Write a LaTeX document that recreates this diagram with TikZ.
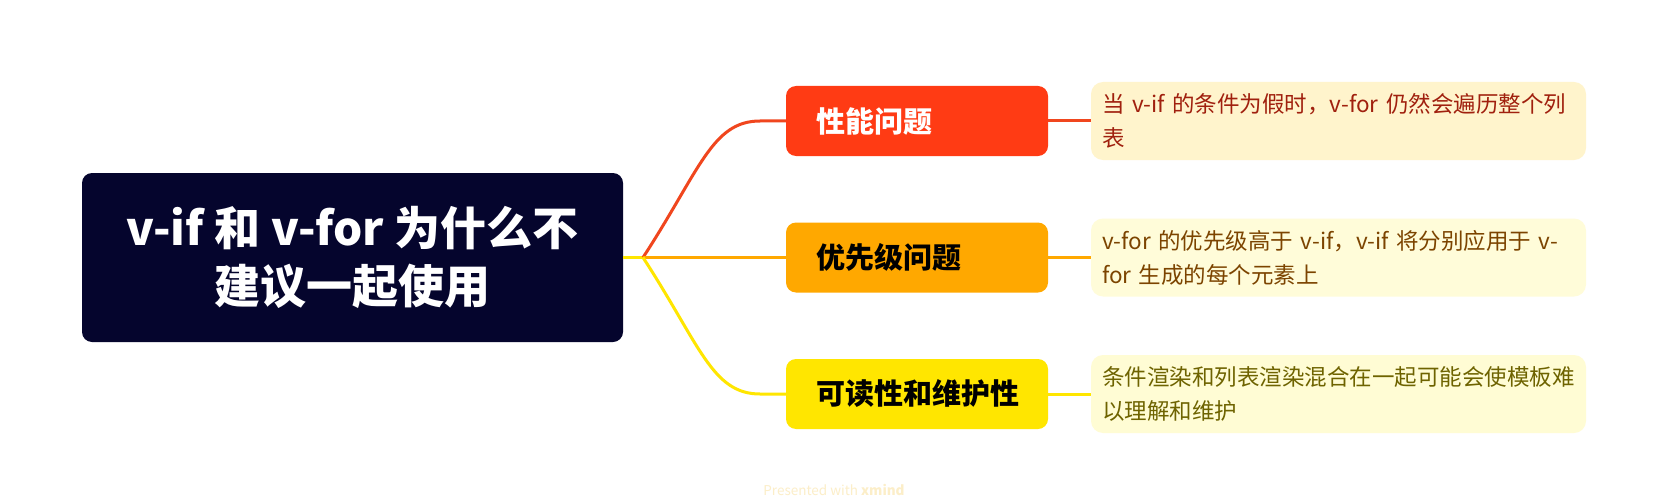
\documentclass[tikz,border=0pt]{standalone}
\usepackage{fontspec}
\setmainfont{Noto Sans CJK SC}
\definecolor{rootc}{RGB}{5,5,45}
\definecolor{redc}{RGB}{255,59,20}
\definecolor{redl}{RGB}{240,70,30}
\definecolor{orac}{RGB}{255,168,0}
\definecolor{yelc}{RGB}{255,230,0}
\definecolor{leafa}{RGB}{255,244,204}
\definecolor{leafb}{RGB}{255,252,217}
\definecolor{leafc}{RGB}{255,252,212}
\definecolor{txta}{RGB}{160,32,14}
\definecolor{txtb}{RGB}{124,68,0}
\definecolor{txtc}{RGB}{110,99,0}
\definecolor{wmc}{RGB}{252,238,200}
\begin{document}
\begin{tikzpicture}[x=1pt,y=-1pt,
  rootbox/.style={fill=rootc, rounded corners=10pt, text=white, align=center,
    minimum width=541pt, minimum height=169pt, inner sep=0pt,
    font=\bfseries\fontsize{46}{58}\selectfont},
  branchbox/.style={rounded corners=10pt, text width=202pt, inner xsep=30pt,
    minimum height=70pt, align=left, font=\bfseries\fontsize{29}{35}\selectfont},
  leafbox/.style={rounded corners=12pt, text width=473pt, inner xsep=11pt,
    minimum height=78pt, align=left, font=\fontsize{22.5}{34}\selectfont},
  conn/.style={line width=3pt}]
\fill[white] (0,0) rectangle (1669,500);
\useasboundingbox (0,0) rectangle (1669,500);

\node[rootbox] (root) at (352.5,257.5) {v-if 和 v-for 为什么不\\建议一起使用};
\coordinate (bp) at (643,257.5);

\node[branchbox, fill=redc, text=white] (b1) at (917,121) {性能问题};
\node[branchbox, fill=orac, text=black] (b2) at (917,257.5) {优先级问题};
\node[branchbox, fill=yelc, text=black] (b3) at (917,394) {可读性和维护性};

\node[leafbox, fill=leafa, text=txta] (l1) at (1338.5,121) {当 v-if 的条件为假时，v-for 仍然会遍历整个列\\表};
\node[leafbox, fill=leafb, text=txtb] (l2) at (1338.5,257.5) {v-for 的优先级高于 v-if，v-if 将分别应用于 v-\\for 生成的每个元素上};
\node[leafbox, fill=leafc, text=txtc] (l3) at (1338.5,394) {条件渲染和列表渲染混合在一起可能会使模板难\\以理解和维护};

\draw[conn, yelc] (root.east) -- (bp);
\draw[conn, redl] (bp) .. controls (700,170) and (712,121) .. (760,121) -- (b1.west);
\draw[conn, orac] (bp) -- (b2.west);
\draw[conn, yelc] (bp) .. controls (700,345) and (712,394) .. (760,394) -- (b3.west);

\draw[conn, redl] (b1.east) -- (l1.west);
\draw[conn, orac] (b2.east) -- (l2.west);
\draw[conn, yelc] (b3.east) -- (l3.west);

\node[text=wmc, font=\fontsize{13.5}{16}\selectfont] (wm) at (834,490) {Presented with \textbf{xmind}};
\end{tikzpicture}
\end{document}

--

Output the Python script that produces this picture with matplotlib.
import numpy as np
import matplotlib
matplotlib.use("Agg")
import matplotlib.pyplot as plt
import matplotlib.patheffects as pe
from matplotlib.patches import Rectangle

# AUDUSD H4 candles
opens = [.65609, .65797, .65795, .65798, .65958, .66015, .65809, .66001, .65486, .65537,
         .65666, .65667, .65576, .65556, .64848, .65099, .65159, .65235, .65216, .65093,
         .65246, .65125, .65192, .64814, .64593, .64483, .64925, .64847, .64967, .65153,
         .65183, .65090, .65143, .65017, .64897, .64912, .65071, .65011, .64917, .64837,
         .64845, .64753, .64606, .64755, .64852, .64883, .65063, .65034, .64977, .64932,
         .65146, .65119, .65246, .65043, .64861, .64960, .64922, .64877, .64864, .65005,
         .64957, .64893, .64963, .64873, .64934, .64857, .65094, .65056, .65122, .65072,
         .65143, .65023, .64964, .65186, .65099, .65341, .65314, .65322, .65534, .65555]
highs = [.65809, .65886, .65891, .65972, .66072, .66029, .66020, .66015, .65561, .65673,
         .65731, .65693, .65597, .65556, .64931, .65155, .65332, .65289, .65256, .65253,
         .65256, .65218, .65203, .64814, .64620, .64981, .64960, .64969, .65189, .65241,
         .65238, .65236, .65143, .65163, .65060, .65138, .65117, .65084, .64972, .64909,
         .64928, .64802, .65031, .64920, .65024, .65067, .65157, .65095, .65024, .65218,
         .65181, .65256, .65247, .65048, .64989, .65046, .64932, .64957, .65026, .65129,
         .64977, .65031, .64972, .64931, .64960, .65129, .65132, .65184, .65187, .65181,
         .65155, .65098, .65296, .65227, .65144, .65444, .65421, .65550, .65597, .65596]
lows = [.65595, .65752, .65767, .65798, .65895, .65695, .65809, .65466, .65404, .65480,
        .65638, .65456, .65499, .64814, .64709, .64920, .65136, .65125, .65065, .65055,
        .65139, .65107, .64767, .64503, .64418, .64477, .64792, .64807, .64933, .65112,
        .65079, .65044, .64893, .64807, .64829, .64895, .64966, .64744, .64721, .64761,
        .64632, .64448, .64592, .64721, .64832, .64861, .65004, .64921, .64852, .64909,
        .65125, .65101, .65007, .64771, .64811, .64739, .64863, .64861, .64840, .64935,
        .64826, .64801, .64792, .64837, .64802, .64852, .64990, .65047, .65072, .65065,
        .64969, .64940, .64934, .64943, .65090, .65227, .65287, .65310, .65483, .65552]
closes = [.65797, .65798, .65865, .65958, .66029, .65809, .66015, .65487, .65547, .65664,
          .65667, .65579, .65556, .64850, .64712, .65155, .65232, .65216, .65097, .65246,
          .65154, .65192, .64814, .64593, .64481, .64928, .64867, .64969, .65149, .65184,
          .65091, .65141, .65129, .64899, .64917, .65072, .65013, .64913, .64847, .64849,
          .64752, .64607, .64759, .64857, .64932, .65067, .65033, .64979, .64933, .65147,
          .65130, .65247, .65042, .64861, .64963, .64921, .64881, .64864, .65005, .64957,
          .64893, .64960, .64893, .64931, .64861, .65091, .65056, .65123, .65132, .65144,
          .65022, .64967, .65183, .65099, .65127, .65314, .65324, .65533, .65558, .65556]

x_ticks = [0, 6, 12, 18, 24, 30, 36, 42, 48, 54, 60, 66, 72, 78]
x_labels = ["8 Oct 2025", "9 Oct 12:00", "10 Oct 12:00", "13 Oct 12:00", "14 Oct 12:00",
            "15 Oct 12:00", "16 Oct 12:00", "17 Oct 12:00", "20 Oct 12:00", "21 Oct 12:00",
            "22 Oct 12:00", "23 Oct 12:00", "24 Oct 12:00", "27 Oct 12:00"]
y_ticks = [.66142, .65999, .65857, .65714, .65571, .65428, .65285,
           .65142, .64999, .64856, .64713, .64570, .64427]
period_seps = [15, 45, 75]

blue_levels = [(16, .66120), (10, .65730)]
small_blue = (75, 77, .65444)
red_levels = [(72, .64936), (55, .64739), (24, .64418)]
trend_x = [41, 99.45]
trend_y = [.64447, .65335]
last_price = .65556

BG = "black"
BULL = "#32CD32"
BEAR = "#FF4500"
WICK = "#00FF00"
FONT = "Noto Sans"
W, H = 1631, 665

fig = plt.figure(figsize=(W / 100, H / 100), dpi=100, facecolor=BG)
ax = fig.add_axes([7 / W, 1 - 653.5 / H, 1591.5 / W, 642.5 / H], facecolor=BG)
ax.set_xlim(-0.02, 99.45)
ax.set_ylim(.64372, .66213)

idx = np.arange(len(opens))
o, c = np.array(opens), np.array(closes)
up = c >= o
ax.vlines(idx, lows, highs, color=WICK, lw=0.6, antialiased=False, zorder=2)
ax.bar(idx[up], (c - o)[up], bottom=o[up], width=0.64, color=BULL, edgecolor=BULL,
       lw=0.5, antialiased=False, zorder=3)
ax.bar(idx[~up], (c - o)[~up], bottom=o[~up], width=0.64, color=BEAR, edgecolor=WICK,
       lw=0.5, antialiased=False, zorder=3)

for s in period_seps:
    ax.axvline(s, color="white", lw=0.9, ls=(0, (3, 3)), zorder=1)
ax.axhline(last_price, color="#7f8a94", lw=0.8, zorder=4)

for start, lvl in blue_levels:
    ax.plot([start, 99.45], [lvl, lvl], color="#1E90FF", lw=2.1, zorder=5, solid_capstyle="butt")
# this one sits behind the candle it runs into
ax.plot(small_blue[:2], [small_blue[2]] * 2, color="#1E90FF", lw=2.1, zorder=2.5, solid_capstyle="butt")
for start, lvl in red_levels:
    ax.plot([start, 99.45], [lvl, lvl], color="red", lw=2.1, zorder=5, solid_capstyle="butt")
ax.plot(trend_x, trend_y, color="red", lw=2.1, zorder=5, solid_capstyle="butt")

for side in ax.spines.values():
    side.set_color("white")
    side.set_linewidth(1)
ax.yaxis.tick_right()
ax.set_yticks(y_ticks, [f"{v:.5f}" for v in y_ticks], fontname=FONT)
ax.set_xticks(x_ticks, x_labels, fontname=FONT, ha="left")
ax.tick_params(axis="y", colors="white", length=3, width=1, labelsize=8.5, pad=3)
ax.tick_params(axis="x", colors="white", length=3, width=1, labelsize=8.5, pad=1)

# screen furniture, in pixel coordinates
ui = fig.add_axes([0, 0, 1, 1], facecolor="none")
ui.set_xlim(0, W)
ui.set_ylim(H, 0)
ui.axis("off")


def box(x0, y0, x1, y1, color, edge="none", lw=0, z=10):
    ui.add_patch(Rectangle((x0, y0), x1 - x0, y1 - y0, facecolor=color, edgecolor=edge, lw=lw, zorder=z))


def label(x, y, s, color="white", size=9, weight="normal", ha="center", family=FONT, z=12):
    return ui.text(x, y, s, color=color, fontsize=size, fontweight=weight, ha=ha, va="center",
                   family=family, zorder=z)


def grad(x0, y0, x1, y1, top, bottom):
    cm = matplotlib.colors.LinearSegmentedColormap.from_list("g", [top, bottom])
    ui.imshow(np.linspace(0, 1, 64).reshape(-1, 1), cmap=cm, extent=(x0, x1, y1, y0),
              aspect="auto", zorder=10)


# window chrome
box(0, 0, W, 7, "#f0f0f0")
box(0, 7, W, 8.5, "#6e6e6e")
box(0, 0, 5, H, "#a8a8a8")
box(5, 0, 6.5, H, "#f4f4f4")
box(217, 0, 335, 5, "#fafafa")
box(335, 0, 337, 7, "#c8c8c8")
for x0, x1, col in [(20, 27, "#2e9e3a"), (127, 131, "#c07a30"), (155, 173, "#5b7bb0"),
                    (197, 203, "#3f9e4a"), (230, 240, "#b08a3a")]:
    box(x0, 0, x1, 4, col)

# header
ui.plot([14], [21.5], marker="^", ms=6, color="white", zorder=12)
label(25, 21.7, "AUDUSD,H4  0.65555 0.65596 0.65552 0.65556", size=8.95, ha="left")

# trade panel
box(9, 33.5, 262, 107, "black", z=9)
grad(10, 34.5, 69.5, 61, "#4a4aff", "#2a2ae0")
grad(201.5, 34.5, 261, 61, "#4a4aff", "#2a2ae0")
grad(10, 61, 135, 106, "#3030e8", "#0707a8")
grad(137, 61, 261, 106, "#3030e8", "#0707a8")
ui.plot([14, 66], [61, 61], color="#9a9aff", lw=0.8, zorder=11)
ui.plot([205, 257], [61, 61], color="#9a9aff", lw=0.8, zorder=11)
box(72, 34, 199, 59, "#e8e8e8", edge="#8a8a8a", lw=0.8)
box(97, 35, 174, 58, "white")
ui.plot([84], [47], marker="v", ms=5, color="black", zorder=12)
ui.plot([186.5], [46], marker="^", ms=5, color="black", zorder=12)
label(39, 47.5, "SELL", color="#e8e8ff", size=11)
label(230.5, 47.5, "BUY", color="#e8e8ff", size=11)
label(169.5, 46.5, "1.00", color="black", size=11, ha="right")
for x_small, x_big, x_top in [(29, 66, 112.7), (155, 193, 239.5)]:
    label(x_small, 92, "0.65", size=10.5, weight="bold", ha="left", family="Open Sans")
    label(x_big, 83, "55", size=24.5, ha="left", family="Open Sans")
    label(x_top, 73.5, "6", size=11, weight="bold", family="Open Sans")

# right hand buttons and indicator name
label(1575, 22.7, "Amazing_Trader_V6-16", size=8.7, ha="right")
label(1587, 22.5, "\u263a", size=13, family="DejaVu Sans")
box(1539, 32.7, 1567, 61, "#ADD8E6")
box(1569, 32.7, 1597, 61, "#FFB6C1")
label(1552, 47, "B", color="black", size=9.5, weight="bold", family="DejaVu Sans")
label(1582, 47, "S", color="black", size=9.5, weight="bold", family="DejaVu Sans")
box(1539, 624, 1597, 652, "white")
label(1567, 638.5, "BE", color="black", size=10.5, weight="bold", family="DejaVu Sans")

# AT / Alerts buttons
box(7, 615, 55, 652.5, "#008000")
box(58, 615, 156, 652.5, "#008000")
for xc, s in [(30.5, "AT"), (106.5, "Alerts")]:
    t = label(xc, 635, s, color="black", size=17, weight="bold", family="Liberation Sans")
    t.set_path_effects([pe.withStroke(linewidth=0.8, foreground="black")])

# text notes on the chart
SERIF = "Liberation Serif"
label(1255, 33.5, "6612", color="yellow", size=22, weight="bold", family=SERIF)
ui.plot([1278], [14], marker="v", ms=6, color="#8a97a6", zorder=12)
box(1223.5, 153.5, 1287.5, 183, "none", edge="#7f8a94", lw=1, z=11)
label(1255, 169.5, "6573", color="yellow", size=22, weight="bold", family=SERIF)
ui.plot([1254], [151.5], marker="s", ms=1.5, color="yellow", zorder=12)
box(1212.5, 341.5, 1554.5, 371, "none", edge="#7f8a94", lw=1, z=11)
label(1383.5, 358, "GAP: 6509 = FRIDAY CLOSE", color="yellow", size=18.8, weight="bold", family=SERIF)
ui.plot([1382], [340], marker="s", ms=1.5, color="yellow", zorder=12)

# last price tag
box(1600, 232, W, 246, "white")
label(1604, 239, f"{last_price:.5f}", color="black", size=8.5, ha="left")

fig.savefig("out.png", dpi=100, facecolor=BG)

● **REQUIRED TASK**: Go through the material above and output exactly the lines from the one containing "Output the Python" through the one containing "from matplotlib.patches import Rectangle".

● **EXPECTED ANSWER**:
Output the Python script that produces this picture with matplotlib.
import numpy as np
import matplotlib
matplotlib.use("Agg")
import matplotlib.pyplot as plt
import matplotlib.patheffects as pe
from matplotlib.patches import Rectangle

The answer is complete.